_Aim_.
Retype everything from the line that contains "Give me the" down to the line that contains "const pct = (v: any)", inclusive, without altering or adding anything.

Lines of data:
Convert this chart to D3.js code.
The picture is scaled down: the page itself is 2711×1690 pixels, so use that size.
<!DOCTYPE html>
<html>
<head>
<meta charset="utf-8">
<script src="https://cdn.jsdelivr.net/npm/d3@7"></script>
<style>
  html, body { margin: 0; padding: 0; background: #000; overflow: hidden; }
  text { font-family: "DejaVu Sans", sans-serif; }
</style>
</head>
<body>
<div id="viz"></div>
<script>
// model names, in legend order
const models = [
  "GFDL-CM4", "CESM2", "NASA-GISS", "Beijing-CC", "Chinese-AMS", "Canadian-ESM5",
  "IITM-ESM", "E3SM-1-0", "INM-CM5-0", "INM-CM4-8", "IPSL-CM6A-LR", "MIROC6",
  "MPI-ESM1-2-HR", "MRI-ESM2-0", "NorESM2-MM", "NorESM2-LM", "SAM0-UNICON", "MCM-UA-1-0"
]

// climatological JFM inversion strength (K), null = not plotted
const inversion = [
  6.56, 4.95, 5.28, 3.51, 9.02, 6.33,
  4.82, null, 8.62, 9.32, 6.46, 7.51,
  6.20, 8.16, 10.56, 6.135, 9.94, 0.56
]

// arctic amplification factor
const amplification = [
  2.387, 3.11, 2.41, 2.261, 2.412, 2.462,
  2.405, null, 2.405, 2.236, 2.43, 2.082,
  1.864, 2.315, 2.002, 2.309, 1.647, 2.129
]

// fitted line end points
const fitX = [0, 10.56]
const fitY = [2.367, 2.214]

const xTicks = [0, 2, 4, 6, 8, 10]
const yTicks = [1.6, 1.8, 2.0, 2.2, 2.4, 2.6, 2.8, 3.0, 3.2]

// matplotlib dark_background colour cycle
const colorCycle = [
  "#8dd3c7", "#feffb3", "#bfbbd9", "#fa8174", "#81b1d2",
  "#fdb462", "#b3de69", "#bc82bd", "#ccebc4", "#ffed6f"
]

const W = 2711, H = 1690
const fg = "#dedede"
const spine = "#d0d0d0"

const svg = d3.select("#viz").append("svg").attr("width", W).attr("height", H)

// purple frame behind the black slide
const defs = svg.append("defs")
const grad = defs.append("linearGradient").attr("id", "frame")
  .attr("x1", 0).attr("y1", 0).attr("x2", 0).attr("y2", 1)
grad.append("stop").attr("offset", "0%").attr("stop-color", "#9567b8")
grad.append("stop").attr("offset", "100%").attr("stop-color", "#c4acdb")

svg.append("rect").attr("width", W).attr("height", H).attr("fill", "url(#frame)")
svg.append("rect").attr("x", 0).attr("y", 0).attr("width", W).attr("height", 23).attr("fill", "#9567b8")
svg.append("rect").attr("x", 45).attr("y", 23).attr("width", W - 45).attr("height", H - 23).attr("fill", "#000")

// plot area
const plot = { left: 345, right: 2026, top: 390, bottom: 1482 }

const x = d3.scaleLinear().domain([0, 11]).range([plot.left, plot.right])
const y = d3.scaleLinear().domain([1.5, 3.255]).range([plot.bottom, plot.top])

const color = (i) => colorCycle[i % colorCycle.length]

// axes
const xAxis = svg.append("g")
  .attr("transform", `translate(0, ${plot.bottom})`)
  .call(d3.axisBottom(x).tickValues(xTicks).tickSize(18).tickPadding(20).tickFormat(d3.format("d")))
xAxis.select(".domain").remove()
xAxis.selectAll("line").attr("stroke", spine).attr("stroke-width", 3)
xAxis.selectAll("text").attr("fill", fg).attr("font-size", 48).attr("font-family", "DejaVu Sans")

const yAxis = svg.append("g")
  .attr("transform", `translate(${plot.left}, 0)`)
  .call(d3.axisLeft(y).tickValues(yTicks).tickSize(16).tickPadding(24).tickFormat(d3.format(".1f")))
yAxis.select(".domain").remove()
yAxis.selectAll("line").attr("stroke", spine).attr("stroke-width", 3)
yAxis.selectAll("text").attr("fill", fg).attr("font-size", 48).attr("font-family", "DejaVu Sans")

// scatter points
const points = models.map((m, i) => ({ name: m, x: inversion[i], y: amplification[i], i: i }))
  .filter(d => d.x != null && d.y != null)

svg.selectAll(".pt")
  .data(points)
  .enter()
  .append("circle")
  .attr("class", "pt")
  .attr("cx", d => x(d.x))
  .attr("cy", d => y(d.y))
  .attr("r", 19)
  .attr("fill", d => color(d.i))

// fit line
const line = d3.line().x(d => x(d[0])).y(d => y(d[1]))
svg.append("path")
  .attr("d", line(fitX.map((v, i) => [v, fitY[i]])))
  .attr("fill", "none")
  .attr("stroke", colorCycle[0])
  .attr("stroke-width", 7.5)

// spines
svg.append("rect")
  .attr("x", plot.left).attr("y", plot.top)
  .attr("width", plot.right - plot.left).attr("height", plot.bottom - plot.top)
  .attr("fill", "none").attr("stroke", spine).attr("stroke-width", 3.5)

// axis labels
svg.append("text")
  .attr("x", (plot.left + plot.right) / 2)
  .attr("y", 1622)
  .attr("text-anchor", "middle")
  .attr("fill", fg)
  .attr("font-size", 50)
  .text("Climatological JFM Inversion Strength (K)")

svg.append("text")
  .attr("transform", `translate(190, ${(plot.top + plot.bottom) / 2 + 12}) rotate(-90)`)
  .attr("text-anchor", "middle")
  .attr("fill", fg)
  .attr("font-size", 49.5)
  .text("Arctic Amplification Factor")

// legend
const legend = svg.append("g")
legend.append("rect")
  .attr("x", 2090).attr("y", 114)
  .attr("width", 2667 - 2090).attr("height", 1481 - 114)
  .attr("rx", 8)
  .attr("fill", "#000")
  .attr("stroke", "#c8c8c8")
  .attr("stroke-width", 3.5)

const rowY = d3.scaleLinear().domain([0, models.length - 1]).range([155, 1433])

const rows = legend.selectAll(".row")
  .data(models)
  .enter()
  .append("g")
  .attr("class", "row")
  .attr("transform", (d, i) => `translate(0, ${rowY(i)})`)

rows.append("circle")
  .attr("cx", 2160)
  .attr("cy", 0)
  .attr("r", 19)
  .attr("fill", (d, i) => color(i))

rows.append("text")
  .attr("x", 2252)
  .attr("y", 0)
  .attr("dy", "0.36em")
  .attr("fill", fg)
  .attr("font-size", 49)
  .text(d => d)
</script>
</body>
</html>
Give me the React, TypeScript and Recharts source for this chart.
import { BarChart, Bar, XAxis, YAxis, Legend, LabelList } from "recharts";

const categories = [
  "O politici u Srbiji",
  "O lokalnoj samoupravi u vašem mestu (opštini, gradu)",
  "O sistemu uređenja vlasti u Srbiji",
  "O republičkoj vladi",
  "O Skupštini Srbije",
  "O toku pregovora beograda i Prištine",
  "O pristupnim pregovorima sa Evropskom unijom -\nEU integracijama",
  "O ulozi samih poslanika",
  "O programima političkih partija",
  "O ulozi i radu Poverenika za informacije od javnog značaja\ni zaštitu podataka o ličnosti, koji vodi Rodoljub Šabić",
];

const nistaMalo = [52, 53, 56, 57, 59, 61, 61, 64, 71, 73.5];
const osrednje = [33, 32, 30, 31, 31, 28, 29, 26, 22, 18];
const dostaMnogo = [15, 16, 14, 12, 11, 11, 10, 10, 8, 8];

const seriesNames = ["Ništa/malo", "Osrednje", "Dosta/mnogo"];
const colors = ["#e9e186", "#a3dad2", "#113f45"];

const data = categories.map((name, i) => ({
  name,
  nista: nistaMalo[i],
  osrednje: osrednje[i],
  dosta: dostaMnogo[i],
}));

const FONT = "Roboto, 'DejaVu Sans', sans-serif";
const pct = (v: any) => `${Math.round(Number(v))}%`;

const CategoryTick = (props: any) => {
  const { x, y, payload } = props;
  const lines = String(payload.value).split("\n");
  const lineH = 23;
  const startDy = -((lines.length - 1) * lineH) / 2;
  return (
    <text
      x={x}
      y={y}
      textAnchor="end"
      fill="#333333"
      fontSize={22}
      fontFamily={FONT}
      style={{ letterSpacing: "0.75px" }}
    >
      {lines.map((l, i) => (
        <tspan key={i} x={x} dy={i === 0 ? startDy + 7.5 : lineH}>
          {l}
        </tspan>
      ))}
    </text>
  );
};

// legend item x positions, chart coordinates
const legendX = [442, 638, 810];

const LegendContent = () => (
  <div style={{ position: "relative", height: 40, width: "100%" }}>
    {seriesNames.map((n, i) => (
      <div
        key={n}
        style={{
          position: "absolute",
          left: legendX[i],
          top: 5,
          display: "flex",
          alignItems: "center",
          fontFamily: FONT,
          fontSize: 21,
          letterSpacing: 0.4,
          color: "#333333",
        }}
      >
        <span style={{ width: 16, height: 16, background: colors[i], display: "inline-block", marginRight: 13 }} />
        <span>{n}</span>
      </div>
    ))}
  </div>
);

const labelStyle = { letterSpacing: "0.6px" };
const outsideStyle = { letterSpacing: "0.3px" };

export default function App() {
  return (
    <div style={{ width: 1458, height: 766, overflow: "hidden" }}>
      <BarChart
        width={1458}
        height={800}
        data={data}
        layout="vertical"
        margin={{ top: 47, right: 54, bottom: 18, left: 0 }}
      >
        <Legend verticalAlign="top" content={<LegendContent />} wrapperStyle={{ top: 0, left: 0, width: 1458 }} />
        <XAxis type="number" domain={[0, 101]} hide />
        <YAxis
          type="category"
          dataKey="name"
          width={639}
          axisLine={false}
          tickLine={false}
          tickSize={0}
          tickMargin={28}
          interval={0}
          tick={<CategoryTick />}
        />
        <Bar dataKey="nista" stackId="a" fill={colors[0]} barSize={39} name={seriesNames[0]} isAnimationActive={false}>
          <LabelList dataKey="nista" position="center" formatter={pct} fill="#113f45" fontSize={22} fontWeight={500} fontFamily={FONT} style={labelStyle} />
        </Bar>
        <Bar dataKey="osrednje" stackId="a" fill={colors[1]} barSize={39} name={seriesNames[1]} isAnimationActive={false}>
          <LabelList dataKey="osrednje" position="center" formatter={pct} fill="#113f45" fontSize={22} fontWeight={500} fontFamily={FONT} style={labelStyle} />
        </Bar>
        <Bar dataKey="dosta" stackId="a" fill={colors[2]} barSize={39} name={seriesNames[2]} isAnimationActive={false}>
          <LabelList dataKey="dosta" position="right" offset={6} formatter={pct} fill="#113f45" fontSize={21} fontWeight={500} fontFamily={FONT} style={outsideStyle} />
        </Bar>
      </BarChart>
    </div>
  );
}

_Response to the task_.
Give me the React, TypeScript and Recharts source for this chart.
import { BarChart, Bar, XAxis, YAxis, Legend, LabelList } from "recharts";

const categories = [
  "O politici u Srbiji",
  "O lokalnoj samoupravi u vašem mestu (opštini, gradu)",
  "O sistemu uređenja vlasti u Srbiji",
  "O republičkoj vladi",
  "O Skupštini Srbije",
  "O toku pregovora beograda i Prištine",
  "O pristupnim pregovorima sa Evropskom unijom -\nEU integracijama",
  "O ulozi samih poslanika",
  "O programima političkih partija",
  "O ulozi i radu Poverenika za informacije od javnog značaja\ni zaštitu podataka o ličnosti, koji vodi Rodoljub Šabić",
];

const nistaMalo = [52, 53, 56, 57, 59, 61, 61, 64, 71, 73.5];
const osrednje = [33, 32, 30, 31, 31, 28, 29, 26, 22, 18];
const dostaMnogo = [15, 16, 14, 12, 11, 11, 10, 10, 8, 8];

const seriesNames = ["Ništa/malo", "Osrednje", "Dosta/mnogo"];
const colors = ["#e9e186", "#a3dad2", "#113f45"];

const data = categories.map((name, i) => ({
  name,
  nista: nistaMalo[i],
  osrednje: osrednje[i],
  dosta: dostaMnogo[i],
}));

const FONT = "Roboto, 'DejaVu Sans', sans-serif";
const pct = (v: any) => `${Math.round(Number(v))}%`;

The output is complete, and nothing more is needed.